Edward van de Vendel wins the Anna Blaman Prize

10 July 2019

The three-yearly Anna Blaman Prize has been awarded to Edward van de Vendel, author of novels and poems for children and young adults. ‘To write so convincingly, movingly and thoughtfully, and yet make it look as though you just happen to have tossed something off, is the sort of thing only a literary heavyweight can do,’ the jury concluded. Van de Vendel receives a goblet and the sum of € 10,000.

The presentation of the Anna Blaman Prize will be held on 29 November 2019. In the run-up to the prize-giving ceremony, he will visit schools in Rotterdam (where Dutch writer Anna Blaman was born in 1905 and lived until her death in 1960) to make young people more aware of their literary heritage.

Edward van de Vendel works with obvious pleasure and indisputable originality on books he would no doubt have liked to read as a child. He is the kind of writer who delights everyone, no matter how young or old, and Rotterdam is right to be proud of him.

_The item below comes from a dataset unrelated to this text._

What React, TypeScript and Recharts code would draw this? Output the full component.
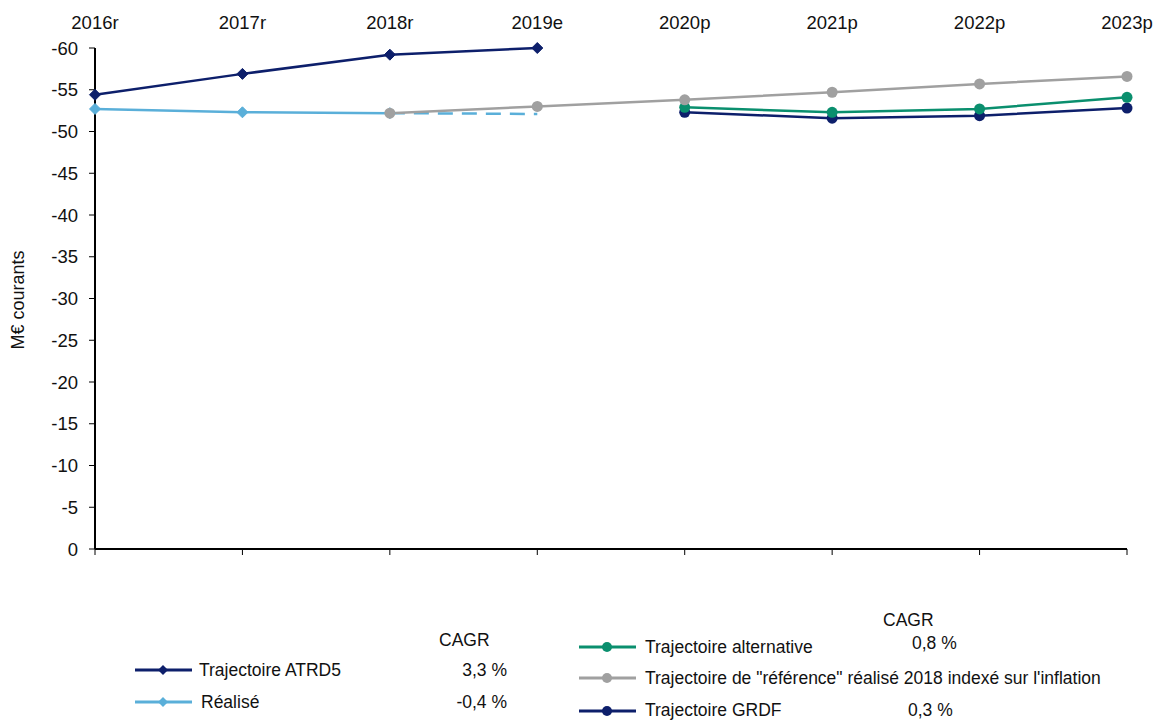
import React from 'react';
import { LineChart, Line, XAxis, YAxis } from 'recharts';

const categories = ['2016r', '2017r', '2018r', '2019e', '2020p', '2021p', '2022p', '2023p'];
const atrd5 = [-54.4, -56.9, -59.2, -60.0, null, null, null, null];
const realise = [-52.7, -52.3, -52.2, null, null, null, null, null];
const realiseEstime = [null, null, -52.2, -52.1, null, null, null, null];
const reference = [null, null, -52.2, -53.0, -53.8, -54.7, -55.7, -56.6];
const alternative = [null, null, null, null, -52.9, -52.3, -52.7, -54.1];
const grdf = [null, null, null, null, -52.3, -51.6, -51.9, -52.8];
const yTicks = [0, -5, -10, -15, -20, -25, -30, -35, -40, -45, -50, -55, -60];

const cagrLeft = ['3,3 %', '-0,4 %'];
const cagrRight = ['0,8 %', '', '0,3 %'];

const NAVY = '#0d1f6b';
const LIGHT = '#5aafd9';
const GRAY = '#a0a0a0';
const GREEN = '#0a8f6e';

const data = categories.map((c, i) => ({
  cat: c,
  atrd5: atrd5[i],
  realise: realise[i],
  realiseEstime: realiseEstime[i],
  reference: reference[i],
  alternative: alternative[i],
  grdf: grdf[i],
}));

const FONT = 'Liberation Sans, Arial, Helvetica, sans-serif';

const diamond = (color: string) => (props: any) => {
  const { cx, cy, index, value } = props;
  if (value === null || value === undefined || cx == null || cy == null) return <g key={index} />;
  const s = 5.5;
  return (
    <polygon
      key={index}
      points={`${cx},${cy - s} ${cx + s},${cy} ${cx},${cy + s} ${cx - s},${cy}`}
      fill={color}
      stroke={color}
    />
  );
};

const LegendIcon = ({ color, kind }: { color: string; kind: 'diamond' | 'circle' }) => (
  <svg width={57} height={14} style={{ display: 'block' }}>
    <line x1={0} y1={7} x2={57} y2={7} stroke={color} strokeWidth={3} />
    {kind === 'diamond' ? (
      <polygon points="28,2 33,7 28,12 23,7" fill={color} />
    ) : (
      <circle cx={28} cy={7} r={5} fill={color} />
    )}
  </svg>
);

const txt: React.CSSProperties = {
  position: 'absolute',
  fontFamily: FONT,
  fontSize: 17.5,
  color: '#111',
  whiteSpace: 'nowrap',
  lineHeight: '18px',
};

export default function App() {
  return (
    <div style={{ position: 'absolute', left: 0, top: 0, width: 1155, height: 720, background: '#fff', fontFamily: FONT }}>
      <LineChart
        width={1155}
        height={580}
        data={data}
        margin={{ top: 18, right: 28, bottom: 21, left: 0 }}
      >
        <XAxis
          xAxisId="top"
          dataKey="cat"
          orientation="top"
          height={30}
          axisLine={false}
          tickLine={false}
          tickMargin={13}
          interval={0}
          tick={{ fill: '#111', fontSize: 18.5, fontFamily: FONT }}
        />
        <XAxis
          xAxisId="bottom"
          dataKey="cat"
          orientation="bottom"
          height={10}
          axisLine={{ stroke: '#000', strokeWidth: 2 }}
          tickLine={{ stroke: '#000', strokeWidth: 1 }}
          tickSize={6}
          interval={0}
          tickFormatter={() => ''}
        />
        <YAxis
          reversed
          domain={[-60, 0]}
          ticks={yTicks}
          interval={0}
          width={95}
          axisLine={{ stroke: '#000', strokeWidth: 2 }}
          tickLine={{ stroke: '#000', strokeWidth: 1 }}
          tickSize={6}
          tickMargin={11}
          tick={{ fill: '#111', fontSize: 18.5, fontFamily: FONT }}
        />
        <Line xAxisId="bottom" dataKey="atrd5" stroke={NAVY} strokeWidth={2.5} dot={diamond(NAVY)} isAnimationActive={false} />
        <Line xAxisId="bottom" dataKey="realise" stroke={LIGHT} strokeWidth={2.5} dot={diamond(LIGHT)} isAnimationActive={false} />
        <Line xAxisId="bottom" dataKey="realiseEstime" stroke={LIGHT} strokeWidth={2.5} strokeDasharray="15 9" dot={false} isAnimationActive={false} />
        <Line xAxisId="bottom" dataKey="grdf" stroke={NAVY} strokeWidth={2.5} dot={{ r: 5.5, fill: NAVY, stroke: NAVY, strokeWidth: 0 }} isAnimationActive={false} />
        <Line xAxisId="bottom" dataKey="alternative" stroke={GREEN} strokeWidth={2.5} dot={{ r: 5.5, fill: GREEN, stroke: GREEN, strokeWidth: 0 }} isAnimationActive={false} />
        <Line xAxisId="bottom" dataKey="reference" stroke={GRAY} strokeWidth={2.5} dot={{ r: 5.5, fill: GRAY, stroke: GRAY, strokeWidth: 0 }} isAnimationActive={false} />
      </LineChart>

      <div style={{ ...txt, left: 18, top: 300, fontSize: 18, transform: 'translate(-50%, -50%) rotate(-90deg)' }}>M€ courants</div>

      {/* Left legend group */}
      <div style={{ ...txt, left: 439, top: 631 }}>CAGR</div>
      <div style={{ position: 'absolute', left: 135, top: 663 }}><LegendIcon color={NAVY} kind="diamond" /></div>
      <div style={{ ...txt, left: 199, top: 661 }}>Trajectoire ATRD5</div>
      <div style={{ ...txt, left: 407, width: 100, textAlign: 'right', top: 661 }}>{cagrLeft[0]}</div>
      <div style={{ position: 'absolute', left: 135, top: 695 }}><LegendIcon color={LIGHT} kind="diamond" /></div>
      <div style={{ ...txt, left: 201, top: 693 }}>Réalisé</div>
      <div style={{ ...txt, left: 407, width: 100, textAlign: 'right', top: 693 }}>{cagrLeft[1]}</div>

      {/* Right legend group */}
      <div style={{ ...txt, left: 883, top: 611 }}>CAGR</div>
      <div style={{ position: 'absolute', left: 579, top: 640 }}><LegendIcon color={GREEN} kind="circle" /></div>
      <div style={{ ...txt, left: 645, top: 638 }}>Trajectoire alternative</div>
      <div style={{ ...txt, left: 912, top: 634 }}>{cagrRight[0]}</div>
      <div style={{ position: 'absolute', left: 579, top: 671 }}><LegendIcon color={GRAY} kind="circle" /></div>
      <div style={{ ...txt, left: 645, top: 669 }}>Trajectoire de "référence" réalisé 2018 indexé sur l'inflation</div>
      <div style={{ position: 'absolute', left: 579, top: 704 }}><LegendIcon color={NAVY} kind="circle" /></div>
      <div style={{ ...txt, left: 645, top: 701 }}>Trajectoire GRDF</div>
      <div style={{ ...txt, left: 908, top: 701 }}>{cagrRight[2]}</div>
    </div>
  );
}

The jury was composed of chair Peter van Heemst (former municipal councillor in Rotterdam and political analyst for Vers Beton), Ester Naomi Perquin (former Poet Laureate), Vinod Singh (Rotterdam cultural professional), Feline Streekstra (Poetry International) and Yasmina Werlich (Passionate Bulkboek).

Edward van de Vendel

Edward van de Vendel is a versatile writer and translator of literature, both prose and poetry, for children and young adults. His breakthrough came in 1999 with a poetic adaptation of seventeenth-century Dutch classic Gysbrecht van Aemstel by Joost van den Vondel, for which he was awarded the prestigious Gouden Zoen. He has since won many other awards, recently including a Gouden Lijst for Oliver, the Woutertje Pieterse Prize for Stem op de okapi (Vote for the okapi), shared with illustrator Martijn van der Linden, and the Deutscher Jugendliteraturpreis 2016 for Der Hund, den Nino nicht hatte (The dog that Nino didn’t have), together with German translator Rolf Erdorf and illustrator Anton Van Hertbruggen.
His work has been translated into more than twenty languages, including Afrikaans, Chinese, Danish, English, Estonian, French, Korean, Swazi, Tonga and Zulu, partly with the support of the Dutch Foundation for Literature.